__Given task__. Leaving out every picture, retype the lines below from the top through the one that contains "return 1 - y / H".

= = =

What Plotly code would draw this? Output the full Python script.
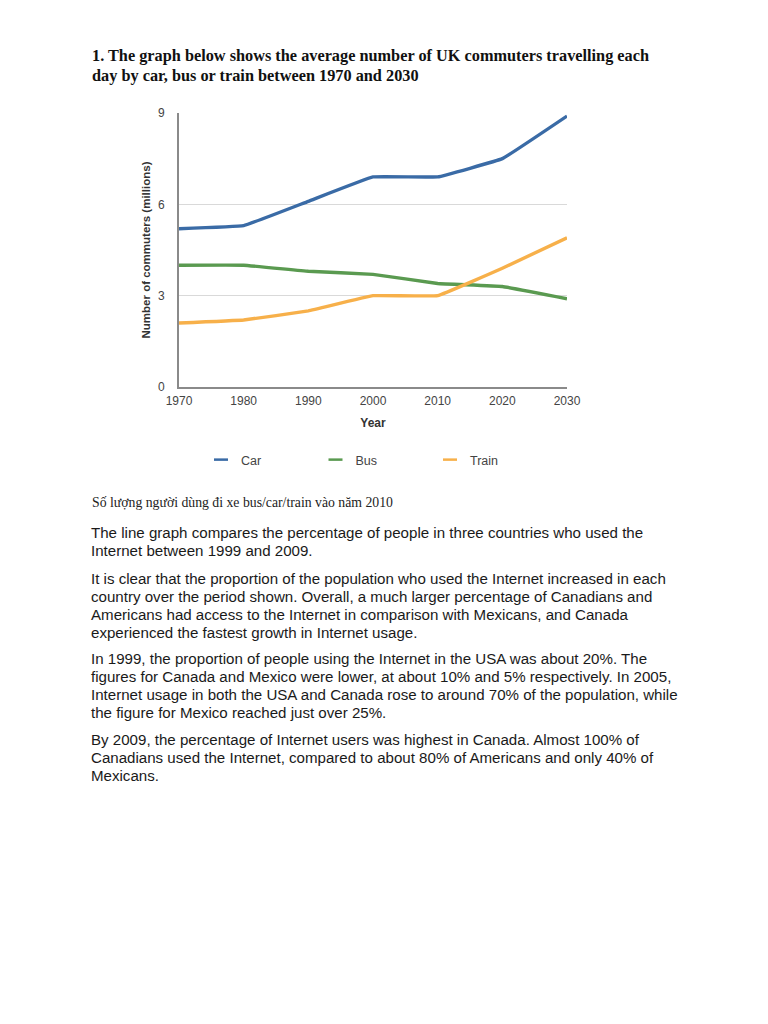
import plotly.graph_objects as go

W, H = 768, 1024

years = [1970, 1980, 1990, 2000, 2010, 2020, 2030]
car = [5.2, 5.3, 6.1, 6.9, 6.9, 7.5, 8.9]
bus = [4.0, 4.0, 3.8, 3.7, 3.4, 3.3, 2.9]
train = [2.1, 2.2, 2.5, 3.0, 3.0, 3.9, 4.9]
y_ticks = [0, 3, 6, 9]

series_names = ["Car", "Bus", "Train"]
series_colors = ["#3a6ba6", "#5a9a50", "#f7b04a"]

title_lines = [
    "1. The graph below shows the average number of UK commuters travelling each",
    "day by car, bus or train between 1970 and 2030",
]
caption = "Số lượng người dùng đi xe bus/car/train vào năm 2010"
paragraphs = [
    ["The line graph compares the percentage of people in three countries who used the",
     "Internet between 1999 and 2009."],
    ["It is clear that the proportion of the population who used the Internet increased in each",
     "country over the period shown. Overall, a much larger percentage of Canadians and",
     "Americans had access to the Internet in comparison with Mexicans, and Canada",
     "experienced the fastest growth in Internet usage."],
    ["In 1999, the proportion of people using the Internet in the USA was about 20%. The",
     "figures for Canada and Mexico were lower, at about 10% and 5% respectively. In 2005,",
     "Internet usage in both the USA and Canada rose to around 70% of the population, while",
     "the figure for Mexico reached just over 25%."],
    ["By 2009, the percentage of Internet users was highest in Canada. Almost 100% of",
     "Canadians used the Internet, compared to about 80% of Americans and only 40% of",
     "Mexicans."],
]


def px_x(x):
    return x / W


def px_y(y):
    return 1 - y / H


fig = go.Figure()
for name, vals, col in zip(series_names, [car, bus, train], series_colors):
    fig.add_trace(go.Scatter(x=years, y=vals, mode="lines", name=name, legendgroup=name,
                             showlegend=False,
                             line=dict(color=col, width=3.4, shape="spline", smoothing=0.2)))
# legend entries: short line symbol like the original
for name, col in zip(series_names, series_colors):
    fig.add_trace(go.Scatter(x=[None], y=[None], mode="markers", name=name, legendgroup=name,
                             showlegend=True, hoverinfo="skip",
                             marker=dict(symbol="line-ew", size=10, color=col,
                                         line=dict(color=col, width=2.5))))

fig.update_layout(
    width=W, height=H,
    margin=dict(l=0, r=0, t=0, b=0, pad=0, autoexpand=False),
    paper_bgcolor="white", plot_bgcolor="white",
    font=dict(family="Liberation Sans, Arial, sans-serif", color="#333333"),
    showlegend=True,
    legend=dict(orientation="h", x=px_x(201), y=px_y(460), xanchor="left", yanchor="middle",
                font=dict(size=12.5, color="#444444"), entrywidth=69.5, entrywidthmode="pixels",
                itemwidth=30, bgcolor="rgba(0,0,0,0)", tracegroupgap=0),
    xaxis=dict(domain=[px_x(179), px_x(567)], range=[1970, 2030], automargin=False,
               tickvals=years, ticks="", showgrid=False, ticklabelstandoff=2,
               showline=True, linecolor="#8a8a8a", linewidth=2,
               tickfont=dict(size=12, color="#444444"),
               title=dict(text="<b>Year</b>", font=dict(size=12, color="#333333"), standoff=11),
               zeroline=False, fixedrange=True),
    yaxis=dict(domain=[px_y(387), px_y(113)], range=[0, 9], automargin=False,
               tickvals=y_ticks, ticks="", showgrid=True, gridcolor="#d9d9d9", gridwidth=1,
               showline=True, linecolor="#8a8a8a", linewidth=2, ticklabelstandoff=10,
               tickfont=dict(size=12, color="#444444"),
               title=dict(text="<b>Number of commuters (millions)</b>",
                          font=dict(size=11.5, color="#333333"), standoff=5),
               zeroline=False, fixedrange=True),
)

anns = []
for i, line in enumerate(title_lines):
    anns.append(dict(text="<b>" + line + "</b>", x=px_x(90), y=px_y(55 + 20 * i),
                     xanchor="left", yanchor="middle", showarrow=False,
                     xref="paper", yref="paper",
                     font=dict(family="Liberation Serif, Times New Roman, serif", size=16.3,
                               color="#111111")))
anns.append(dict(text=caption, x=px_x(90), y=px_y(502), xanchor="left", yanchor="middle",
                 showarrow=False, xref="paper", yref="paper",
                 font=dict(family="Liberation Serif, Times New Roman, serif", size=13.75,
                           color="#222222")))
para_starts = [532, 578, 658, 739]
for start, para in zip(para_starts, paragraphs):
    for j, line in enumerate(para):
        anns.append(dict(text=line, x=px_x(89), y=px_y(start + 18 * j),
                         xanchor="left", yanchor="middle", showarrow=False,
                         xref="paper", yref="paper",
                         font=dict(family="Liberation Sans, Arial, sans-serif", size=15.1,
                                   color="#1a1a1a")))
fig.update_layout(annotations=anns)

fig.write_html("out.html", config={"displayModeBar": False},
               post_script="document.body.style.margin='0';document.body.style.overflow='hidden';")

= = =

__The response__.
What Plotly code would draw this? Output the full Python script.
import plotly.graph_objects as go

W, H = 768, 1024

years = [1970, 1980, 1990, 2000, 2010, 2020, 2030]
car = [5.2, 5.3, 6.1, 6.9, 6.9, 7.5, 8.9]
bus = [4.0, 4.0, 3.8, 3.7, 3.4, 3.3, 2.9]
train = [2.1, 2.2, 2.5, 3.0, 3.0, 3.9, 4.9]
y_ticks = [0, 3, 6, 9]

series_names = ["Car", "Bus", "Train"]
series_colors = ["#3a6ba6", "#5a9a50", "#f7b04a"]

title_lines = [
    "1. The graph below shows the average number of UK commuters travelling each",
    "day by car, bus or train between 1970 and 2030",
]
caption = "Số lượng người dùng đi xe bus/car/train vào năm 2010"
paragraphs = [
    ["The line graph compares the percentage of people in three countries who used the",
     "Internet between 1999 and 2009."],
    ["It is clear that the proportion of the population who used the Internet increased in each",
     "country over the period shown. Overall, a much larger percentage of Canadians and",
     "Americans had access to the Internet in comparison with Mexicans, and Canada",
     "experienced the fastest growth in Internet usage."],
    ["In 1999, the proportion of people using the Internet in the USA was about 20%. The",
     "figures for Canada and Mexico were lower, at about 10% and 5% respectively. In 2005,",
     "Internet usage in both the USA and Canada rose to around 70% of the population, while",
     "the figure for Mexico reached just over 25%."],
    ["By 2009, the percentage of Internet users was highest in Canada. Almost 100% of",
     "Canadians used the Internet, compared to about 80% of Americans and only 40% of",
     "Mexicans."],
]


def px_x(x):
    return x / W


def px_y(y):
    return 1 - y / H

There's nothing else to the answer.